Courtney and I just watched a challenging, ambitious documentary called Flow: For Love of Water. The film's broad scope approaches its topic from multiple angles: water sanitation, water distribution, water preservation, resource abuse, water hoarding, river damning, etc. It was the kind of film that made me feel evil for having enjoyed bottled water, yet also powerful because I can, apparently, do something to help create positive change.

This is not a typical night in the Walling nest, at least, not yet. More typically, Courtney and I end up sitting in bed, watching episodes of various TV shows online. As is common with many series followers, we end getting sucked into the characters' lives and will watch the show for hours. While initially fun ("We get to watch TV and snuggle as much as we want!"), Courtney recently lamented, "This is ridiculous. We're addicted to television shows and we don't even have a TV."

Perhaps some of you can relate. You're friend or roommate loans you the first season of a series so that you can "try it out." Giving someone a season of a show is like giving them a bucket of Red Vines licorice. Unless they have no taste in good candy, it will be gone before the week (or weekend) is out.

You know those nights; those near-to-all nigthers during which the phrase, "Just one more episode," is uttered time and again, not unusually from a mouth recently or currently full of some only-to-be-eaten-at-night-because-it's-too-embarrassing-during-the-day snack (say, Twinkies or Ding Dongs or those Zebra Cakes that always taste better in your mind).

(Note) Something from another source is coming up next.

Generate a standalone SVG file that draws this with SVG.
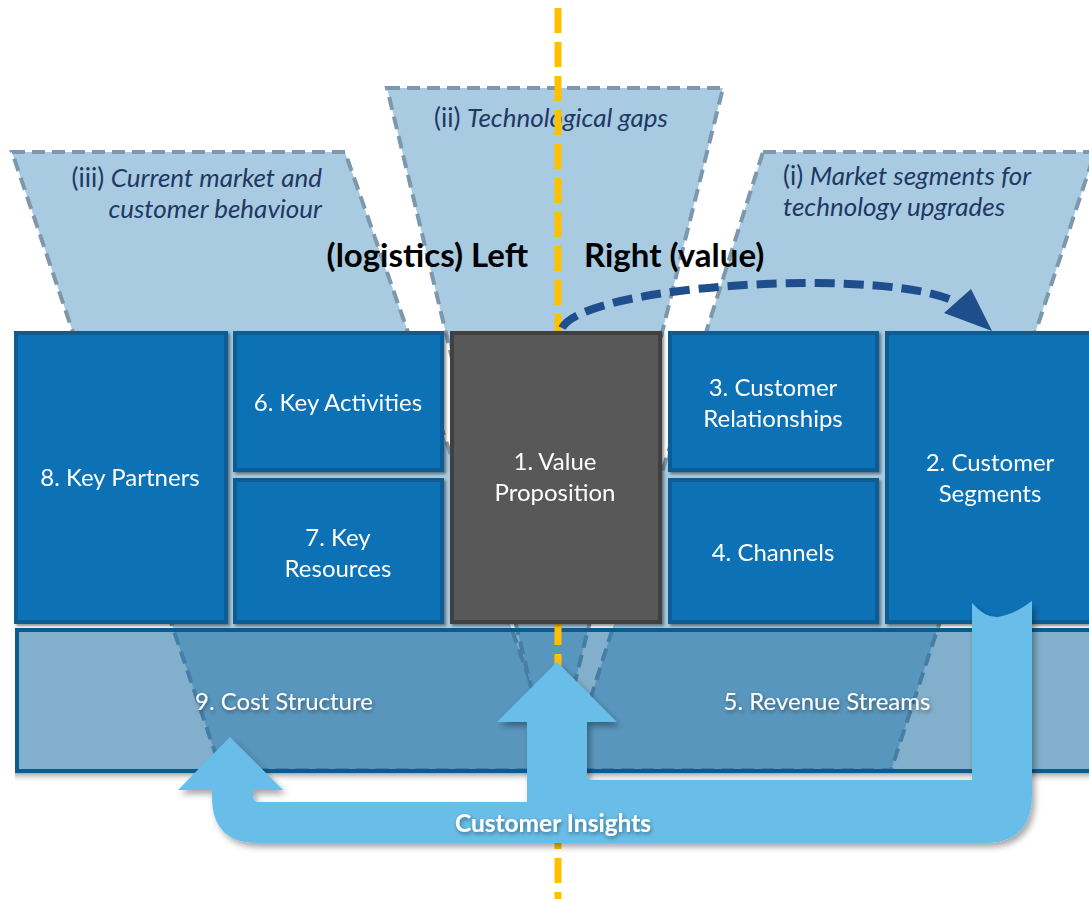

We're still trying to figure out how to balance those two types of (to use this word rather liberally) entertainment options. Too much revolution and you can't help but feel guilty, either that or self-righteous. I'm sure my parents can attest most especially to the latter, as I've come home on more than one occasion puffed up with some newly procured information about an obscure social injustice. Was it important? Sure. Did that justify browbeating my father for enjoying a certain kind of burrito? No, I suppose not.

Too much rubbish, on the other hand, and you're left seeing life as a series of punch lines, a long, never-ending sitcom that just needs a backing score and some canned laughter. Do you have those days? Those pleased-with-yourself, self-conscious sitcom days? Days during which you make jokes or statements that are only funny to the audience in your mind? I have those. And that's when I know I've been watching too many episodes of whatever particular show Courtney and I are chowing down on nightly.

Sadly, this post excludes the idea that we might be able to entertain ourselves with something other than TV. Sure, Courtney and I sing together a little bit. We cook food together. I read some. She works on projects. But we've yet to go to an art museum in town, yet to walk alongside the river and stare at Indiana, yet to play music at a coffee shop.

So I'm starting us out tomorrow. I've got pre-screening passes to see Invictus, the bio-pic about Nelson Mandela, directed by Clint Eastwood and starring Morgan Freeman and Matt Damon (guess who's playing Mandela). Sure, a movie theater is arguably just a giant television room, but it's a start. And, judging from the film's trailer, it looks to have a healthy balance of rubbish and revolution, which is something to be admired.